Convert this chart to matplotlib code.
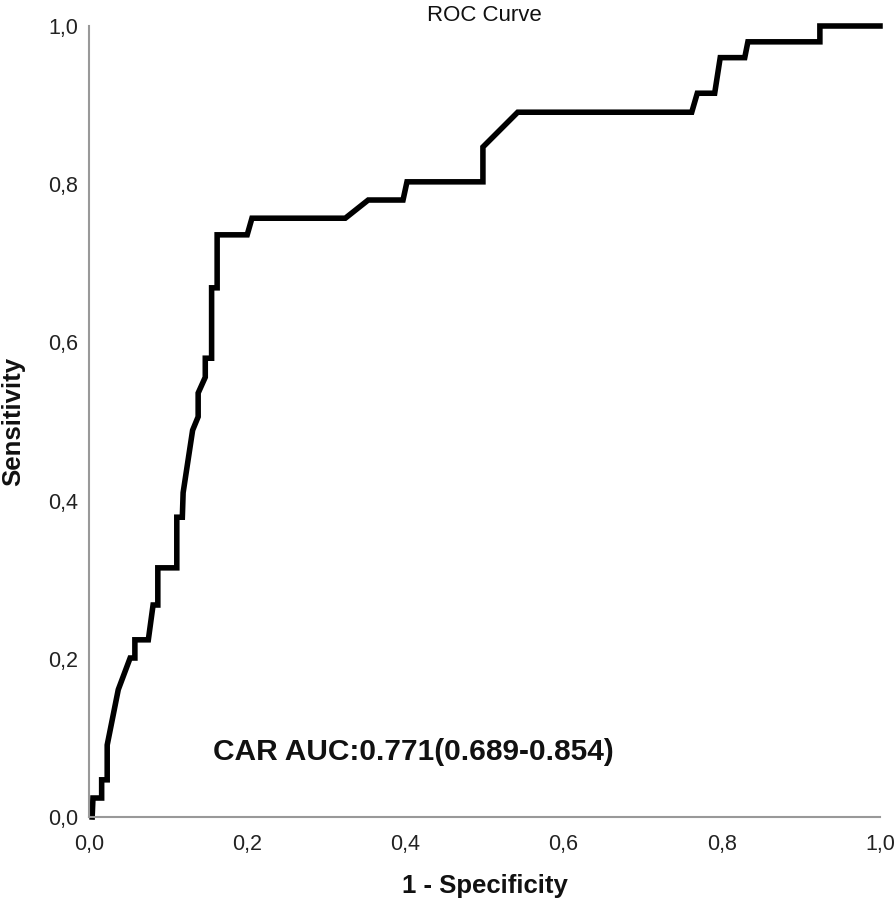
import matplotlib
matplotlib.use('Agg')
import matplotlib.pyplot as plt

# ROC curve points
fpr = [0.004, 0.005, 0.016, 0.016, 0.023, 0.023, 0.037, 0.052, 0.058, 0.058, 0.075,
       0.081, 0.087, 0.087, 0.111, 0.111, 0.118, 0.119, 0.131, 0.138, 0.138, 0.147,
       0.147, 0.155, 0.155, 0.162, 0.162, 0.200, 0.206, 0.324, 0.353, 0.397, 0.402,
       0.498, 0.498, 0.542, 0.762, 0.769, 0.791, 0.798, 0.829, 0.833, 0.924, 0.924, 1.0]
tpr = [0.0, 0.024, 0.024, 0.047, 0.047, 0.091, 0.161, 0.201, 0.201, 0.224, 0.224,
       0.268, 0.268, 0.315, 0.315, 0.379, 0.379, 0.410, 0.489, 0.506, 0.536, 0.556,
       0.580, 0.580, 0.669, 0.669, 0.736, 0.736, 0.757, 0.757, 0.780, 0.780, 0.803,
       0.803, 0.847, 0.891, 0.891, 0.915, 0.915, 0.960, 0.960, 0.980, 0.980, 1.0, 1.0]
ticks = [0.0, 0.2, 0.4, 0.6, 0.8, 1.0]
tick_labels = ['0,0', '0,2', '0,4', '0,6', '0,8', '1,0']

plt.rcParams['font.family'] = ['Liberation Sans', 'DejaVu Sans']

fig = plt.figure(figsize=(8.96, 8.99), dpi=100)
ax = fig.add_axes([89/896, 82/899, 791/896, 791/899])

ax.plot(fpr, tpr, color='black', lw=4.0, clip_on=False, solid_joinstyle='miter')

ax.set_xlim(0, 1)
ax.set_ylim(0, 1)
ax.set_xticks(ticks)
ax.set_xticklabels(tick_labels)
ax.set_yticks(ticks)
ax.set_yticklabels(tick_labels)
ax.tick_params(length=0, labelsize=15.5, colors='#222222')
ax.tick_params(axis='x', pad=12)
ax.tick_params(axis='y', pad=8)

for s in ['top', 'right']:
    ax.spines[s].set_visible(False)
for s in ['left', 'bottom']:
    ax.spines[s].set_color('#999999')
    ax.spines[s].set_linewidth(1.5)

ax.set_title('ROC Curve', fontsize=16, pad=1, color='#111111')
ax.set_xlabel('1 - Specificity', fontsize=18.5, fontweight='bold', labelpad=14, color='#111111')
ax.set_ylabel('Sensitivity', fontsize=18.5, fontweight='bold', labelpad=16, color='#111111')

ax.text(0.157, 0.082, 'CAR AUC:0.771(0.689-0.854)', fontsize=21.5, fontweight='bold',
        va='center', ha='left', color='#111111')

fig.savefig('out.png', dpi=100)
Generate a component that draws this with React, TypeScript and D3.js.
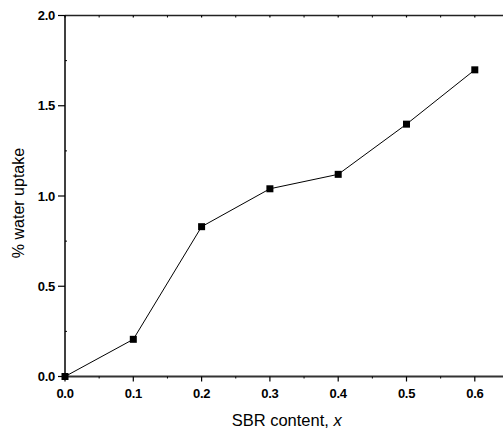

What the task asks -> From the listing, extract all text exactly as given and drop any picture.

Exercise result ->
Convert this chart to matplotlib code.
import matplotlib
matplotlib.use('Agg')
import matplotlib.pyplot as plt

# ROC curve points
fpr = [0.004, 0.005, 0.016, 0.016, 0.023, 0.023, 0.037, 0.052, 0.058, 0.058, 0.075,
       0.081, 0.087, 0.087, 0.111, 0.111, 0.118, 0.119, 0.131, 0.138, 0.138, 0.147,
       0.147, 0.155, 0.155, 0.162, 0.162, 0.200, 0.206, 0.324, 0.353, 0.397, 0.402,
       0.498, 0.498, 0.542, 0.762, 0.769, 0.791, 0.798, 0.829, 0.833, 0.924, 0.924, 1.0]
tpr = [0.0, 0.024, 0.024, 0.047, 0.047, 0.091, 0.161, 0.201, 0.201, 0.224, 0.224,
       0.268, 0.268, 0.315, 0.315, 0.379, 0.379, 0.410, 0.489, 0.506, 0.536, 0.556,
       0.580, 0.580, 0.669, 0.669, 0.736, 0.736, 0.757, 0.757, 0.780, 0.780, 0.803,
       0.803, 0.847, 0.891, 0.891, 0.915, 0.915, 0.960, 0.960, 0.980, 0.980, 1.0, 1.0]
ticks = [0.0, 0.2, 0.4, 0.6, 0.8, 1.0]
tick_labels = ['0,0', '0,2', '0,4', '0,6', '0,8', '1,0']

plt.rcParams['font.family'] = ['Liberation Sans', 'DejaVu Sans']

fig = plt.figure(figsize=(8.96, 8.99), dpi=100)
ax = fig.add_axes([89/896, 82/899, 791/896, 791/899])

ax.plot(fpr, tpr, color='black', lw=4.0, clip_on=False, solid_joinstyle='miter')

ax.set_xlim(0, 1)
ax.set_ylim(0, 1)
ax.set_xticks(ticks)
ax.set_xticklabels(tick_labels)
ax.set_yticks(ticks)
ax.set_yticklabels(tick_labels)
ax.tick_params(length=0, labelsize=15.5, colors='#222222')
ax.tick_params(axis='x', pad=12)
ax.tick_params(axis='y', pad=8)

for s in ['top', 'right']:
    ax.spines[s].set_visible(False)
for s in ['left', 'bottom']:
    ax.spines[s].set_color('#999999')
    ax.spines[s].set_linewidth(1.5)

ax.set_title('ROC Curve', fontsize=16, pad=1, color='#111111')
ax.set_xlabel('1 - Specificity', fontsize=18.5, fontweight='bold', labelpad=14, color='#111111')
ax.set_ylabel('Sensitivity', fontsize=18.5, fontweight='bold', labelpad=16, color='#111111')

ax.text(0.157, 0.082, 'CAR AUC:0.771(0.689-0.854)', fontsize=21.5, fontweight='bold',
        va='center', ha='left', color='#111111')

fig.savefig('out.png', dpi=100)
Generate a component that draws this with React, TypeScript and D3.js.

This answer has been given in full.